I think we’ve all felt misunderstood enough online to know deep in our hearts that we probably can’t very accurately sense the spirit of a person through our perception of how they used a keyboard. 

And this is why I’ve started signing as often as I remember to, “Grace and peace.”

When I near the end of a comment and go to write “grace and peace,” I’m forced to reckon with whether I demonstrated grace and peace in the way I commented. If my comment was chiding, “grace and peace” is only going to sound pious. So what sinful attitude in my own heart do I need to repent of, and how can I communicate a similar thought that actually feels gracious and peaceful instead of chiding?

“Grace and peace” serve as a built-in accountability check. It has led me to rewrite many a comment before ever hitting Enter. It has provoked me to confess my own hardness of heart and acknowledge my own limitations and my need for giving brothers and sisters in Christ the space to ask questions, push back, and ultimately shape at least the way in which I deliver content, if not the content itself.

Sometimes people don’t like what I’ve written. I used to think that’s why people attacked me or criticized the way in which I wrote. And while that probably is true at times, I’m discovering that often—whether their criticism is fair or not—I can learn something from their spiel that will make me better as an author, communicator, or even as a person.

I think this is true for all of us, not just authors.

In fact, truthfully, if we have social media and interact on it through written posts or comments, we are offering ourselves as authors. We are likely going to say things that are sometimes just plain wrong. We are also likely going to have people respond to us, at times, in ways that are just plain wrong. 

How are we going to respond in those moments? 

Are we coming with a heart posture that embodies the grace and peace of our Lord Jesus Christ? 

Is our part of the discourse filled with the fruit of the Spirit?

I’ve pondered writing this article for some time, now. Before I even took my social media fast this summer. To be honest, I kicked the can down the road a bit because I knew that the moment I wrote about it publicly meant I would begin to be evaluated by it publicly. I wasn’t sure I was ready for quite that much accountability.

Now I am.

In fact, I would suggest the world is hungry for people to be willing to have this kind of accountability in their online interactions. People are hungry to see Christians actually live by the Spirit and not just talk about living by it.

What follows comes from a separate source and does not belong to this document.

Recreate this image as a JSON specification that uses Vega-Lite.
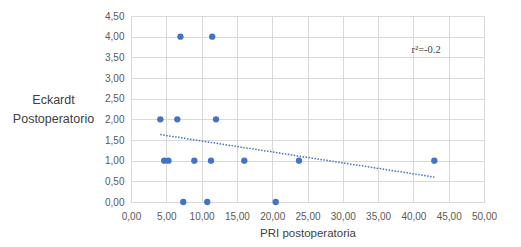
{
  "$schema": "https://vega.github.io/schema/vega-lite/v6.json",
  "width": 353,
  "height": 186,
  "autosize": {"type": "none"},
  "padding": {"left": 131, "top": 16, "right": 37, "bottom": 45},
  "background": "white",
  "config": {
    "font": "Liberation Sans",
    "view": {"stroke": "#d9d9d9", "strokeWidth": 1},
    "axis": {
      "gridColor": "#d9d9d9",
      "domainColor": "#d9d9d9",
      "ticks": false,
      "labelColor": "#595959",
      "labelFontSize": 10,
      "labelOverlap": false,
      "labelFlush": false,
      "titleColor": "#404040",
      "titleFontWeight": "normal"
    }
  },
  "data": {
    "values": [
      {"pri": 7.0, "eck": 4},
      {"pri": 11.5, "eck": 4},
      {"pri": 4.15, "eck": 2},
      {"pri": 6.56, "eck": 2},
      {"pri": 12.04, "eck": 2},
      {"pri": 4.7, "eck": 1},
      {"pri": 5.3, "eck": 1},
      {"pri": 8.97, "eck": 1},
      {"pri": 11.33, "eck": 1},
      {"pri": 16.05, "eck": 1},
      {"pri": 23.8, "eck": 1},
      {"pri": 42.96, "eck": 1},
      {"pri": 7.4, "eck": 0},
      {"pri": 10.8, "eck": 0},
      {"pri": 20.5, "eck": 0}
    ]
  },
  "encoding": {
    "x": {
      "field": "pri", "type": "quantitative",
      "scale": {"domain": [0, 50], "nice": false, "zero": false},
      "axis": {
        "values": [0,5,10,15,20,25,30,35,40,45,50],
        "labelExpr": "replace(format(datum.value, '.2f'), '.', ',')",
        "labelPadding": 9,
        "title": "PRI postoperatoria",
        "titleFontSize": 11.5,
        "titlePadding": 6
      }
    },
    "y": {
      "field": "eck", "type": "quantitative",
      "scale": {"domain": [0, 4.5], "nice": false, "zero": false},
      "axis": {
        "values": [0,0.5,1,1.5,2,2.5,3,3.5,4,4.5],
        "labelExpr": "replace(format(datum.value, '.2f'), '.', ',')",
        "labelPadding": 7,
        "title": ["Eckardt", "Postoperatorio"],
        "titleAngle": 0,
        "titleAlign": "center",
        "titleBaseline": "top",
        "titleX": -78,
        "titleY": 77,
        "titleFontSize": 12.5,
        "titleLineHeight": 19
      }
    }
  },
  "layer": [
    {
      "transform": [{"regression": "eck", "on": "pri"}],
      "mark": {"type": "line", "color": "#4472C4", "strokeWidth": 1.5, "strokeDash": [1.5, 1.5]}
    },
    {
      "mark": {"type": "circle", "color": "#4472C4", "opacity": 1, "size": 40}
    },
    {
      "data": {"values": [{"pri": 41.8, "eck": 3.68, "label": "r²=-0.2"}]},
      "mark": {"type": "text", "font": "Liberation Serif", "fontSize": 10.5, "color": "#404040", "align": "center", "baseline": "middle"},
      "encoding": {
        "text": {"field": "label"}
      }
    }
  ]
}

As my brother recently said, “I am a strong advocate for peace. Nobody flourishes in unrest.” 

Cynicism, sarcasm, mockery, strife, and unrest have for too long described the average Christian discourse on social media. Don’t you think it’s time that grace and peace do instead?

Would you be willing to join me in signing our discourse with “grace and peace” as a way of reminding ourselves about our compass for navigating challenging conversations?